On the other hand, when the Trust does undertake repairs, its standards are second to none, as Jim and Gilla Primrose appreciate. They live in the Priest’s House at Muchelney, at the heart of the Somerset Levels, which was painstakingly restored and modernised in the early 1990s to the tune of £200,000. It’s a fascinating house that dates back to the 14th century, grand despite its modest size, which in 1911 was saved from demolition by a public appeal whose donors included Thomas Hardy and George Bernard Shaw. It’s unusual for one of the Trust’s smaller houses in being open to the public, albeit just for two afternoons a week. ‘When we moved in just over a year ago we were actually quite excited about showing people round,’ says Jim, who was a Farm and Countryside Adviser for the Trust before setting up on his own. ‘On the whole it’s been a very positive experience, though you do find the occasional person wandering around the garden or staring through the windows. We get lots of visitors who live in similar kinds of houses, and they’re interested in comparing how the Trust looks after this one.’

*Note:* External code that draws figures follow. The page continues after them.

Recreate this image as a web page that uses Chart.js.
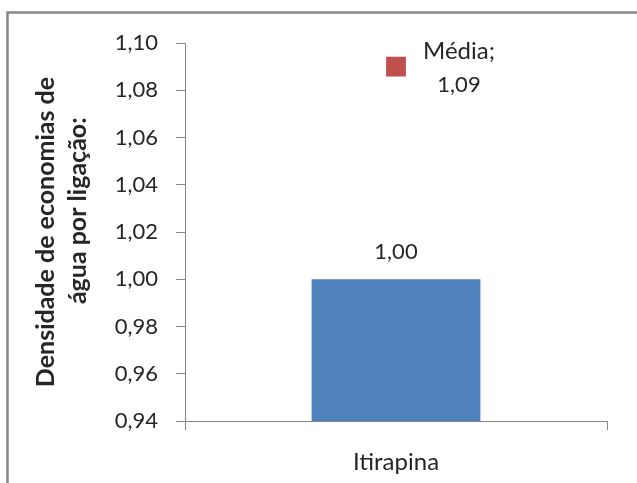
<!DOCTYPE html>
<html>
<head>
<meta charset="utf-8">
<script src="https://cdn.jsdelivr.net/npm/chart.js@4/dist/chart.umd.min.js"></script>
<style>
  html, body { margin: 0; padding: 0; background: #ffffff; }
  #wrap { width: 637px; height: 483px; }
</style>
</head>
<body>
<div id="wrap"><canvas id="c" width="637" height="483"></canvas></div>
<script>
// Water economies per connection, municipality vs. reference average
const categories = ['Itirapina'];
const densityValues = [1.00];
const averageLabel = 'Média';
const averageValues = [1.09];
const yTitleLines = ['Densidade de economias de', '\u00A0\u00A0\u00A0\u00A0\u00A0\u00A0\u00A0água por ligação:'];
const yMin = 0.94;
const yMax = 1.10;
const yStep = 0.02;

const FONT = 'Lato, "Liberation Sans", sans-serif';
const TEXT = '#262626';
const AXIS = '#868686';

const fmt = v => v.toFixed(2).replace('.', ',');

// Outer frame of the chart object
const framePlugin = {
  id: 'frame',
  beforeDraw(chart) {
    const ctx = chart.ctx;
    ctx.save();
    ctx.fillStyle = '#ffffff';
    ctx.fillRect(0, 0, chart.width, chart.height);
    ctx.strokeStyle = '#888888';
    ctx.lineWidth = 2.5;
    ctx.strokeRect(7.5, 12.5, chart.width + 20, chart.height + 20);
    ctx.restore();
  }
};

// Value labels: above the bar, and beside the average marker
const labelPlugin = {
  id: 'valueLabels',
  afterDatasetsDraw(chart) {
    const ctx = chart.ctx;
    ctx.save();
    ctx.fillStyle = TEXT;
    ctx.textAlign = 'center';
    ctx.textBaseline = 'middle';

    const barMeta = chart.getDatasetMeta(0);
    barMeta.data.forEach((el, i) => {
      ctx.font = '22px ' + FONT;
      ctx.fillText(fmt(densityValues[i]), el.x, el.y - 27);
    });

    const avgMeta = chart.getDatasetMeta(1);
    avgMeta.data.forEach((el, i) => {
      ctx.font = '24px ' + FONT;
      ctx.fillText(averageLabel + ';', el.x + 63, el.y - 15);
      ctx.font = '22px ' + FONT;
      ctx.fillText(fmt(averageValues[i]), el.x + 63, el.y + 18);
    });
    ctx.restore();
  }
};

new Chart(document.getElementById('c'), {
  data: {
    labels: categories,
    datasets: [
      {
        type: 'bar',
        label: 'Itirapina',
        data: densityValues,
        backgroundColor: '#4F81BD',
        borderWidth: 0,
        barPercentage: 0.4,
        categoryPercentage: 1.0,
        order: 2
      },
      {
        type: 'line',
        label: averageLabel,
        data: averageValues,
        showLine: false,
        pointStyle: 'rect',
        pointRadius: 14,
        pointBackgroundColor: '#C0504D',
        pointBorderWidth: 0,
        order: 1
      }
    ]
  },
  options: {
    responsive: false,
    animation: false,
    layout: { padding: { top: 43, right: 30, left: 0, bottom: 0 } },
    plugins: {
      legend: { display: false },
      tooltip: { enabled: false }
    },
    scales: {
      x: {
        offset: true,
        grid: { drawOnChartArea: false, drawTicks: true, tickLength: 9, color: AXIS, offset: true },
        border: { color: AXIS, width: 1 },
        ticks: { color: TEXT, font: { family: FONT, size: 24 }, padding: 18 },
        afterFit(scale) { scale.height = 62; }
      },
      y: {
        min: yMin,
        max: yMax,
        grid: { drawOnChartArea: false, drawTicks: true, tickLength: 9, color: AXIS },
        border: { color: AXIS, width: 1 },
        ticks: {
          stepSize: yStep,
          color: TEXT,
          font: { family: FONT, size: 22 },
          padding: 18,
          callback: v => fmt(v)
        },
        title: {
          display: true,
          text: yTitleLines,
          color: TEXT,
          font: { family: FONT, size: 25, weight: 'bold', lineHeight: 1.28 },
          padding: { top: 30, bottom: 0 }
        },
        afterFit(scale) { scale.width = 185; }
      }
    }
  },
  plugins: [framePlugin, labelPlugin]
});
</script>
</body>
</html>
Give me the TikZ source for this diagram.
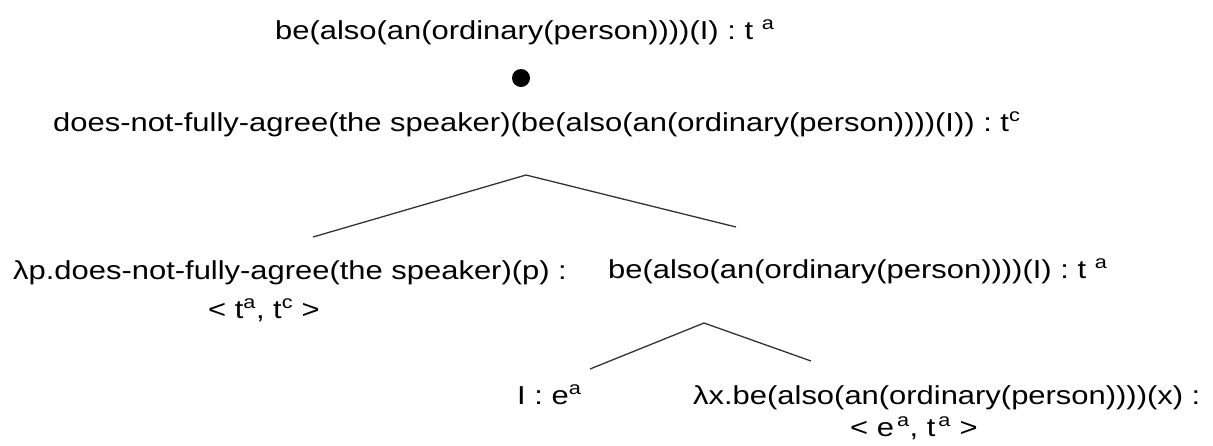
\documentclass[tikz,border=0pt]{standalone}
\usepackage{fontspec}
\setmainfont[FakeStretch=1.19]{Liberation Sans}
\begin{document}
\begin{tikzpicture}[x=1pt,y=-1pt,
  lbl/.style={anchor=base west, inner sep=0pt, font=\fontsize{26}{30}\selectfont},
  branch/.style={line width=1.3pt, draw=black!80}]
\useasboundingbox (0,0) rectangle (1213,445);
\node[lbl] (top) at (275,39) {be(also(an(ordinary(person))))(I) : t \textsuperscript{a}};
\node[circle, fill=black, inner sep=0pt, minimum size=18pt] (dot) at (521,78) {};
\node[lbl] (conc) at (53,131) {does-not-fully-agree(the speaker)(be(also(an(ordinary(person))))(I)) : t\textsuperscript{c}};
\coordinate (a1) at (526,175);
\coordinate (l1) at (313,237);
\coordinate (r1) at (736,227);
\draw[branch] (l1) -- (a1) -- (r1);
\node[lbl] (lp1) at (13,279) {λp.does-not-fully-agree(the speaker)(p) :};
\node[lbl] (lp2) at (208,318) {< t\textsuperscript{a}, t\textsuperscript{c} >};
\node[lbl] (mid) at (608,278) {be(also(an(ordinary(person))))(I) : t \textsuperscript{a}};
\coordinate (a2) at (704,323);
\coordinate (l2) at (590,369);
\coordinate (r2) at (811,361);
\draw[branch] (l2) -- (a2) -- (r2);
\node[lbl] (ie) at (517,404) {I : e\textsuperscript{a}};
\node[lbl] (lx1) at (693,404) {λx.be(also(an(ordinary(person))))(x) :};
\node[lbl] (lx2) at (850,436) {< e\textsuperscript{\,a}, t\textsuperscript{\,a} >};
\end{tikzpicture}
\end{document}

The last year has been a life-changing experience to Jim and Gilla – not least because their first child was born just four weeks after moving in. They sold their own house to take up the tenancy, and now Jim runs his own business providing farmers with advice on environmental issues, doing much of the practical work (such as hedge-laying and coppicing) himself. They have also started their own smallholding. ‘So far we’ve got Red Devon cattle, Wiltshire Horn sheep and a few chickens, and we may add some geese and pigs. If we get a surplus we’re hoping to sell some eggs to visitors, and maybe our own jam.’ For Jim it’s like a dream come true. ‘Moving here gave us the opportunity to live in a house we couldn’t have possibly afforded to buy, and enabled us to reorganise our working lives.’ Thanks to people like Jim and Gilla, the Priest’s House – and thousands of houses like it – can look forward to a long life yet.